> [Problem description]:
Without including any images, repeat the data exactly.

> [Raw data]:
▽
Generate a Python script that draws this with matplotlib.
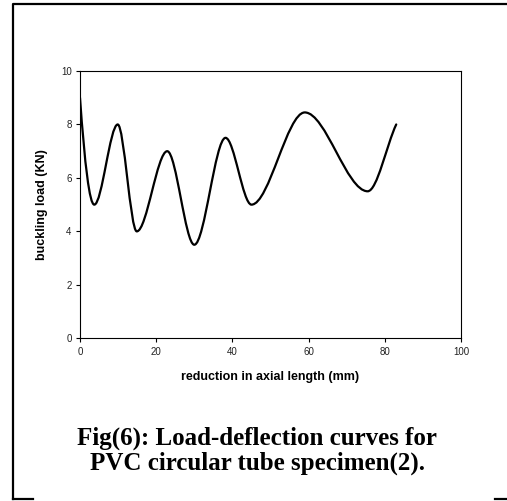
import matplotlib
matplotlib.use("Agg")
import matplotlib.pyplot as plt
from matplotlib.path import Path
from matplotlib.patches import PathPatch
from matplotlib.lines import Line2D

# turning points: reduction (mm) vs buckling load (KN)
reduction = [0, 3.75, 9.9, 14.9, 22.9, 30.0, 38.2, 45.0, 59.0, 75.5, 83.0]
load = [9.0, 5.0, 8.0, 4.0, 7.0, 3.5, 7.5, 5.0, 8.45, 5.5, 8.0]
# slope at each point (0 at the peaks and troughs)
slope = [-2.0, 0, 0, 0, 0, 0, 0, 0, 0, 0, 0.3]

x_ticks = [0, 20, 40, 60, 80, 100]
y_ticks = [0, 2, 4, 6, 8, 10]

W, H = 507, 501
fig = plt.figure(figsize=(W / 100, H / 100), dpi=100)
ax = fig.add_axes([80 / W, 1 - 338.3 / H, (461 - 80) / W, (338.3 - 71) / H])

# smooth line like Excel's "smoothed line": cubic bezier between the points
verts = [(reduction[0], load[0])]
codes = [Path.MOVETO]
for i in range(len(reduction) - 1):
    x0, y0, x1, y1 = reduction[i], load[i], reduction[i + 1], load[i + 1]
    h = (x1 - x0) / 3.0
    verts += [(x0 + h, y0 + slope[i] * h), (x1 - h, y1 - slope[i + 1] * h), (x1, y1)]
    codes += [Path.CURVE4] * 3
ax.add_patch(PathPatch(Path(verts, codes), fill=False, lw=1.6, color="black",
                       capstyle="round", joinstyle="round"))

ax.set_xlim(0, 100)
ax.set_ylim(0, 10)
ax.set_xticks(x_ticks)
ax.set_yticks(y_ticks)
ax.tick_params(direction="out", length=3, width=0.8, labelsize=7, pad=3,
               colors="black", labelcolor="#222222")
for lab in ax.get_xticklabels() + ax.get_yticklabels():
    lab.set_fontfamily("Liberation Sans")
for sp in ax.spines.values():
    sp.set_linewidth(0.8)
    sp.set_color("black")

ax.set_xlabel("reduction in axial length (mm)", fontsize=9, fontweight="bold",
              fontfamily="Liberation Sans", va="center")
ax.set_ylabel("buckling load (KN)", fontsize=9, fontweight="bold",
              fontfamily="Liberation Sans", va="center")
ax.xaxis.set_label_coords(0.5, (338.3 - 377) / (338.3 - 71))
ax.yaxis.set_label_coords((42 - 80) / (461 - 80), 0.5)

fig.text(257 / W, 1 - 438 / H, "Fig(6): Load-deflection curves for",
         ha="center", va="center", fontsize=18, fontweight="bold",
         fontfamily="Liberation Serif")
fig.text(257 / W, 1 - 463 / H, "PVC circular tube specimen(2).",
         ha="center", va="center", fontsize=18, fontweight="bold",
         fontfamily="Liberation Serif")

# page frame around the figure
def frame(xs, ys):
    fig.add_artist(Line2D([x / W for x in xs], [1 - y / H for y in ys],
                          color="black", lw=1.6, transform=fig.transFigure))

frame([12.5, 12.5, 507], [499, 4, 4])
frame([12.5, 33], [499, 499])
frame([495, 507], [499, 499])

fig.savefig("out.png", dpi=100, facecolor="white")
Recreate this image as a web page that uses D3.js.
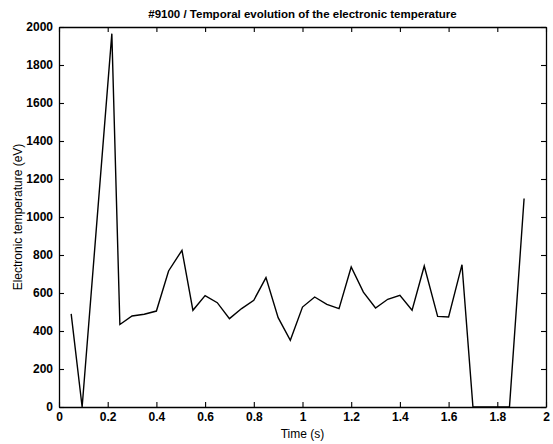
<!DOCTYPE html>
<html>
<head>
<meta charset="utf-8">
<script src="https://cdn.jsdelivr.net/npm/d3@7"></script>
<style>
  body { margin: 0; background: #fff; }
  text { font-family: "Liberation Sans", Arial, sans-serif; }
</style>
</head>
<body>
<svg id="chart" width="553" height="444"></svg>
<script>
// data
const times = [0.05, 0.095, 0.217, 0.25, 0.3, 0.35, 0.4, 0.45, 0.505, 0.55, 0.6, 0.65, 0.7, 0.75, 0.8, 0.85,
  0.9, 0.95, 1.0, 1.05, 1.1, 1.15, 1.2, 1.25, 1.3, 1.35, 1.4, 1.45, 1.5, 1.555, 1.6, 1.655, 1.7, 1.75, 1.8, 1.85, 1.91];
const temps = [490, 0, 1965, 434, 479, 488, 505, 716, 825, 509, 586, 549, 465, 518, 562, 681,
  470, 351, 526, 579, 540, 518, 737, 605, 521, 567, 588, 509, 742, 477, 474, 749, 0, 0, 0, 0, 1097];
const xTicks = [0, 0.2, 0.4, 0.6, 0.8, 1, 1.2, 1.4, 1.6, 1.8, 2];
const yTicks = [0, 200, 400, 600, 800, 1000, 1200, 1400, 1600, 1800, 2000];

const margin = { top: 27, right: 7, bottom: 37, left: 59 };
const width = 553 - margin.left - margin.right;
const height = 444 - margin.top - margin.bottom;

const svg = d3.select("#chart");
const g = svg.append("g").attr("transform", `translate(${margin.left},${margin.top})`);

const x = d3.scaleLinear().domain([0, 2]).range([0, width]);
const y = d3.scaleLinear().domain([0, 2000]).range([height, 0]);

const tick = 5;

// bottom axis, ticks pointing in
const xAxis = g.append("g").attr("transform", `translate(0,${height})`)
  .call(d3.axisBottom(x).tickValues(xTicks).tickSizeInner(-tick).tickSizeOuter(0).tickPadding(9).tickFormat(d => String(d)));
// top axis
const xTop = g.append("g")
  .call(d3.axisTop(x).tickValues(xTicks).tickSizeInner(-tick).tickSizeOuter(0).tickFormat(""));
// left axis
const yAxis = g.append("g")
  .call(d3.axisLeft(y).tickValues(yTicks).tickSizeInner(-tick).tickSizeOuter(0).tickPadding(9).tickFormat(d => String(d)));
// right axis
const yRight = g.append("g").attr("transform", `translate(${width},0)`)
  .call(d3.axisRight(y).tickValues(yTicks).tickSizeInner(-tick).tickSizeOuter(0).tickFormat(""));

[xAxis, xTop, yAxis, yRight].forEach(a => {
  a.select(".domain").attr("stroke", "#000").attr("stroke-width", 1.3);
  a.selectAll(".tick line").attr("stroke", "#000").attr("stroke-width", 1.1);
  a.selectAll(".tick text").attr("fill", "#000").attr("font-size", 12).attr("font-weight", "bold")
    .attr("font-family", "'Liberation Sans', Arial, sans-serif");
});
xAxis.selectAll(".tick text").attr("dy", "0.45em");
yAxis.selectAll(".tick text").attr("dx", "3");

const pts = times.map((t, i) => ({ t, v: temps[i] }));
const line = d3.line().x(d => x(d.t)).y(d => y(d.v));

g.append("path").datum(pts)
  .attr("fill", "none").attr("stroke", "#000").attr("stroke-width", 1.4)
  .attr("stroke-linejoin", "miter")
  .attr("d", line);

// title and labels
svg.append("text").attr("x", margin.left + width / 2).attr("y", 18)
  .attr("text-anchor", "middle").attr("font-size", 11.5).attr("font-weight", "bold")
  .text("#9100 / Temporal evolution of the electronic temperature");

svg.append("text").attr("x", margin.left + width / 2).attr("y", 438)
  .attr("text-anchor", "middle").attr("font-size", 12)
  .text("Time (s)");

svg.append("text")
  .attr("transform", `translate(22,${margin.top + height / 2}) rotate(-90)`)
  .attr("text-anchor", "middle").attr("font-size", 12)
  .text("Electronic temperature (eV)");
</script>
</body>
</html>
△
> [Result for this task]:
Generate a Python script that draws this with matplotlib.
import matplotlib
matplotlib.use("Agg")
import matplotlib.pyplot as plt
from matplotlib.path import Path
from matplotlib.patches import PathPatch
from matplotlib.lines import Line2D

# turning points: reduction (mm) vs buckling load (KN)
reduction = [0, 3.75, 9.9, 14.9, 22.9, 30.0, 38.2, 45.0, 59.0, 75.5, 83.0]
load = [9.0, 5.0, 8.0, 4.0, 7.0, 3.5, 7.5, 5.0, 8.45, 5.5, 8.0]
# slope at each point (0 at the peaks and troughs)
slope = [-2.0, 0, 0, 0, 0, 0, 0, 0, 0, 0, 0.3]

x_ticks = [0, 20, 40, 60, 80, 100]
y_ticks = [0, 2, 4, 6, 8, 10]

W, H = 507, 501
fig = plt.figure(figsize=(W / 100, H / 100), dpi=100)
ax = fig.add_axes([80 / W, 1 - 338.3 / H, (461 - 80) / W, (338.3 - 71) / H])

# smooth line like Excel's "smoothed line": cubic bezier between the points
verts = [(reduction[0], load[0])]
codes = [Path.MOVETO]
for i in range(len(reduction) - 1):
    x0, y0, x1, y1 = reduction[i], load[i], reduction[i + 1], load[i + 1]
    h = (x1 - x0) / 3.0
    verts += [(x0 + h, y0 + slope[i] * h), (x1 - h, y1 - slope[i + 1] * h), (x1, y1)]
    codes += [Path.CURVE4] * 3
ax.add_patch(PathPatch(Path(verts, codes), fill=False, lw=1.6, color="black",
                       capstyle="round", joinstyle="round"))

ax.set_xlim(0, 100)
ax.set_ylim(0, 10)
ax.set_xticks(x_ticks)
ax.set_yticks(y_ticks)
ax.tick_params(direction="out", length=3, width=0.8, labelsize=7, pad=3,
               colors="black", labelcolor="#222222")
for lab in ax.get_xticklabels() + ax.get_yticklabels():
    lab.set_fontfamily("Liberation Sans")
for sp in ax.spines.values():
    sp.set_linewidth(0.8)
    sp.set_color("black")

ax.set_xlabel("reduction in axial length (mm)", fontsize=9, fontweight="bold",
              fontfamily="Liberation Sans", va="center")
ax.set_ylabel("buckling load (KN)", fontsize=9, fontweight="bold",
              fontfamily="Liberation Sans", va="center")
ax.xaxis.set_label_coords(0.5, (338.3 - 377) / (338.3 - 71))
ax.yaxis.set_label_coords((42 - 80) / (461 - 80), 0.5)

fig.text(257 / W, 1 - 438 / H, "Fig(6): Load-deflection curves for",
         ha="center", va="center", fontsize=18, fontweight="bold",
         fontfamily="Liberation Serif")
fig.text(257 / W, 1 - 463 / H, "PVC circular tube specimen(2).",
         ha="center", va="center", fontsize=18, fontweight="bold",
         fontfamily="Liberation Serif")

# page frame around the figure
def frame(xs, ys):
    fig.add_artist(Line2D([x / W for x in xs], [1 - y / H for y in ys],
                          color="black", lw=1.6, transform=fig.transFigure))

frame([12.5, 12.5, 507], [499, 4, 4])
frame([12.5, 33], [499, 499])
frame([495, 507], [499, 499])

fig.savefig("out.png", dpi=100, facecolor="white")
Recreate this image as a web page that uses D3.js.
<!DOCTYPE html>
<html>
<head>
<meta charset="utf-8">
<script src="https://cdn.jsdelivr.net/npm/d3@7"></script>
<style>
  body { margin: 0; background: #fff; }
  text { font-family: "Liberation Sans", Arial, sans-serif; }
</style>
</head>
<body>
<svg id="chart" width="553" height="444"></svg>
<script>
// data
const times = [0.05, 0.095, 0.217, 0.25, 0.3, 0.35, 0.4, 0.45, 0.505, 0.55, 0.6, 0.65, 0.7, 0.75, 0.8, 0.85,
  0.9, 0.95, 1.0, 1.05, 1.1, 1.15, 1.2, 1.25, 1.3, 1.35, 1.4, 1.45, 1.5, 1.555, 1.6, 1.655, 1.7, 1.75, 1.8, 1.85, 1.91];
const temps = [490, 0, 1965, 434, 479, 488, 505, 716, 825, 509, 586, 549, 465, 518, 562, 681,
  470, 351, 526, 579, 540, 518, 737, 605, 521, 567, 588, 509, 742, 477, 474, 749, 0, 0, 0, 0, 1097];
const xTicks = [0, 0.2, 0.4, 0.6, 0.8, 1, 1.2, 1.4, 1.6, 1.8, 2];
const yTicks = [0, 200, 400, 600, 800, 1000, 1200, 1400, 1600, 1800, 2000];

const margin = { top: 27, right: 7, bottom: 37, left: 59 };
const width = 553 - margin.left - margin.right;
const height = 444 - margin.top - margin.bottom;

const svg = d3.select("#chart");
const g = svg.append("g").attr("transform", `translate(${margin.left},${margin.top})`);

const x = d3.scaleLinear().domain([0, 2]).range([0, width]);
const y = d3.scaleLinear().domain([0, 2000]).range([height, 0]);

const tick = 5;

// bottom axis, ticks pointing in
const xAxis = g.append("g").attr("transform", `translate(0,${height})`)
  .call(d3.axisBottom(x).tickValues(xTicks).tickSizeInner(-tick).tickSizeOuter(0).tickPadding(9).tickFormat(d => String(d)));
// top axis
const xTop = g.append("g")
  .call(d3.axisTop(x).tickValues(xTicks).tickSizeInner(-tick).tickSizeOuter(0).tickFormat(""));
// left axis
const yAxis = g.append("g")
  .call(d3.axisLeft(y).tickValues(yTicks).tickSizeInner(-tick).tickSizeOuter(0).tickPadding(9).tickFormat(d => String(d)));
// right axis
const yRight = g.append("g").attr("transform", `translate(${width},0)`)
  .call(d3.axisRight(y).tickValues(yTicks).tickSizeInner(-tick).tickSizeOuter(0).tickFormat(""));

[xAxis, xTop, yAxis, yRight].forEach(a => {
  a.select(".domain").attr("stroke", "#000").attr("stroke-width", 1.3);
  a.selectAll(".tick line").attr("stroke", "#000").attr("stroke-width", 1.1);
  a.selectAll(".tick text").attr("fill", "#000").attr("font-size", 12).attr("font-weight", "bold")
    .attr("font-family", "'Liberation Sans', Arial, sans-serif");
});
xAxis.selectAll(".tick text").attr("dy", "0.45em");
yAxis.selectAll(".tick text").attr("dx", "3");

const pts = times.map((t, i) => ({ t, v: temps[i] }));
const line = d3.line().x(d => x(d.t)).y(d => y(d.v));

g.append("path").datum(pts)
  .attr("fill", "none").attr("stroke", "#000").attr("stroke-width", 1.4)
  .attr("stroke-linejoin", "miter")
  .attr("d", line);

// title and labels
svg.append("text").attr("x", margin.left + width / 2).attr("y", 18)
  .attr("text-anchor", "middle").attr("font-size", 11.5).attr("font-weight", "bold")
  .text("#9100 / Temporal evolution of the electronic temperature");

svg.append("text").attr("x", margin.left + width / 2).attr("y", 438)
  .attr("text-anchor", "middle").attr("font-size", 12)
  .text("Time (s)");

svg.append("text")
  .attr("transform", `translate(22,${margin.top + height / 2}) rotate(-90)`)
  .attr("text-anchor", "middle").attr("font-size", 12)
  .text("Electronic temperature (eV)");
</script>
</body>
</html>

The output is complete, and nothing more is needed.